TASK OBJECTIVE ▸ Word for word, restate the lines from the start of the data below through the line containing "0.333, 0.25, 0.25]".

Source code of charts:
+===+
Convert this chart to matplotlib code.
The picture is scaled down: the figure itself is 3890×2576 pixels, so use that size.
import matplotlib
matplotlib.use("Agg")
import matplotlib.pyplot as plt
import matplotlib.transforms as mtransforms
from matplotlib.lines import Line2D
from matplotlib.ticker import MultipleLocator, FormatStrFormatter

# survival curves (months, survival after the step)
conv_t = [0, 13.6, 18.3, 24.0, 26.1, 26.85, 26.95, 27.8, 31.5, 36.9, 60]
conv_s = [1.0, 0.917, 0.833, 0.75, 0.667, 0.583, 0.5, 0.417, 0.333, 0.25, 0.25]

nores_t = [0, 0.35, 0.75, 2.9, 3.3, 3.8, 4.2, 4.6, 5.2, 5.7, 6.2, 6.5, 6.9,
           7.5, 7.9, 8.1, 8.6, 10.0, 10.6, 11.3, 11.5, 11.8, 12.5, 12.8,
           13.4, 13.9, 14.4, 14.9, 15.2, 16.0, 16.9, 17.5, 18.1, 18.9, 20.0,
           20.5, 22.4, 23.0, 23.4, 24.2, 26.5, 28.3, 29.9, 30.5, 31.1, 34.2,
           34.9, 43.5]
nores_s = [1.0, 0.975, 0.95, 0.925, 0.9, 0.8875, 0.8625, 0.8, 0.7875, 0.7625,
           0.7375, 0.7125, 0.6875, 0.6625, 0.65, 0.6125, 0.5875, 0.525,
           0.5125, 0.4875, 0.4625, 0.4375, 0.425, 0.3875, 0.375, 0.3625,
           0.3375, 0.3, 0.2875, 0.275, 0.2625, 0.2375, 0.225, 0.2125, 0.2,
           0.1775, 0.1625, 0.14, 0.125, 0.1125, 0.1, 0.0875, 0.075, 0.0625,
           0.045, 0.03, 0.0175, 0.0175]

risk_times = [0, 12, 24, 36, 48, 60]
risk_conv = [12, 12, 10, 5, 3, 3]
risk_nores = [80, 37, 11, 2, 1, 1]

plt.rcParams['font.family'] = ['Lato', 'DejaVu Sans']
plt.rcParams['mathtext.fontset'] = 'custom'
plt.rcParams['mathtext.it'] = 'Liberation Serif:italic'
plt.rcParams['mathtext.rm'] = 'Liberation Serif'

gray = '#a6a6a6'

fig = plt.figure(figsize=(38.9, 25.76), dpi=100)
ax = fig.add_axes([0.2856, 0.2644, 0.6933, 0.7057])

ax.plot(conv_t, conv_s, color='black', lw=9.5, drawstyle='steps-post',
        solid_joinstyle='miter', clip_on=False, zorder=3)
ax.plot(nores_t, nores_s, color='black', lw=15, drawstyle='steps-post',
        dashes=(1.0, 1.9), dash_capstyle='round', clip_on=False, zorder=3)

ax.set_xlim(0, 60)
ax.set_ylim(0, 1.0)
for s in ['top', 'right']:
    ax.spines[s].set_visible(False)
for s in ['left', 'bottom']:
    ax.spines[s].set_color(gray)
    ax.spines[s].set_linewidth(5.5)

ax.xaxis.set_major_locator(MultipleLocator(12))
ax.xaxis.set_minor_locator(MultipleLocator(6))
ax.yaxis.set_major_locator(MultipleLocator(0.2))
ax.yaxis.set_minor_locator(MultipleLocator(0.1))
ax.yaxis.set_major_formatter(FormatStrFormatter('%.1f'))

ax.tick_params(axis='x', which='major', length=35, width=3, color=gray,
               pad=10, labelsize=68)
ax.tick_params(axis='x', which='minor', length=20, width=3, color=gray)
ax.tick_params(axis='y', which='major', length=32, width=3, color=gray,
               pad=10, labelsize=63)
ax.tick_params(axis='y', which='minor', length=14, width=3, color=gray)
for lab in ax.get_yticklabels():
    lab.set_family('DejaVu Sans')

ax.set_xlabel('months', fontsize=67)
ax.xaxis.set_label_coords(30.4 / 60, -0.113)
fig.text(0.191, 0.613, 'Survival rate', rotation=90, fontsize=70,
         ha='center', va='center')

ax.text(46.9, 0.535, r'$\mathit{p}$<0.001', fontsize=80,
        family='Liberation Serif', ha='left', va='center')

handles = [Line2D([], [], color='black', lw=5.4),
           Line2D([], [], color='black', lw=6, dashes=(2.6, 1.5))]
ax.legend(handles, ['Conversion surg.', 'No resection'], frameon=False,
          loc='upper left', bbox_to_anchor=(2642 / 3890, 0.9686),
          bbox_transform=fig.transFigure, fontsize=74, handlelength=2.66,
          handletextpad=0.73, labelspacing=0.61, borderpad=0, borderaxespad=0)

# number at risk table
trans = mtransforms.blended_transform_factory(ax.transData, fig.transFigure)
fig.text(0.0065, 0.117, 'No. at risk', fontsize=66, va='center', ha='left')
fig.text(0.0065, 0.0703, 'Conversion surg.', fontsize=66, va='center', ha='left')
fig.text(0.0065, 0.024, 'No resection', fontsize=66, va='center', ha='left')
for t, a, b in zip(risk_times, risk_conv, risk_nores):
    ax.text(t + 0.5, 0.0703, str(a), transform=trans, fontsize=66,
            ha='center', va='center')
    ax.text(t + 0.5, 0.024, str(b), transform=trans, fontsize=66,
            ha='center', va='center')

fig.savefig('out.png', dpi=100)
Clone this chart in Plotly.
+===+
OUTPUT OF THE TASK ▸
Convert this chart to matplotlib code.
The picture is scaled down: the figure itself is 3890×2576 pixels, so use that size.
import matplotlib
matplotlib.use("Agg")
import matplotlib.pyplot as plt
import matplotlib.transforms as mtransforms
from matplotlib.lines import Line2D
from matplotlib.ticker import MultipleLocator, FormatStrFormatter

# survival curves (months, survival after the step)
conv_t = [0, 13.6, 18.3, 24.0, 26.1, 26.85, 26.95, 27.8, 31.5, 36.9, 60]
conv_s = [1.0, 0.917, 0.833, 0.75, 0.667, 0.583, 0.5, 0.417, 0.333, 0.25, 0.25]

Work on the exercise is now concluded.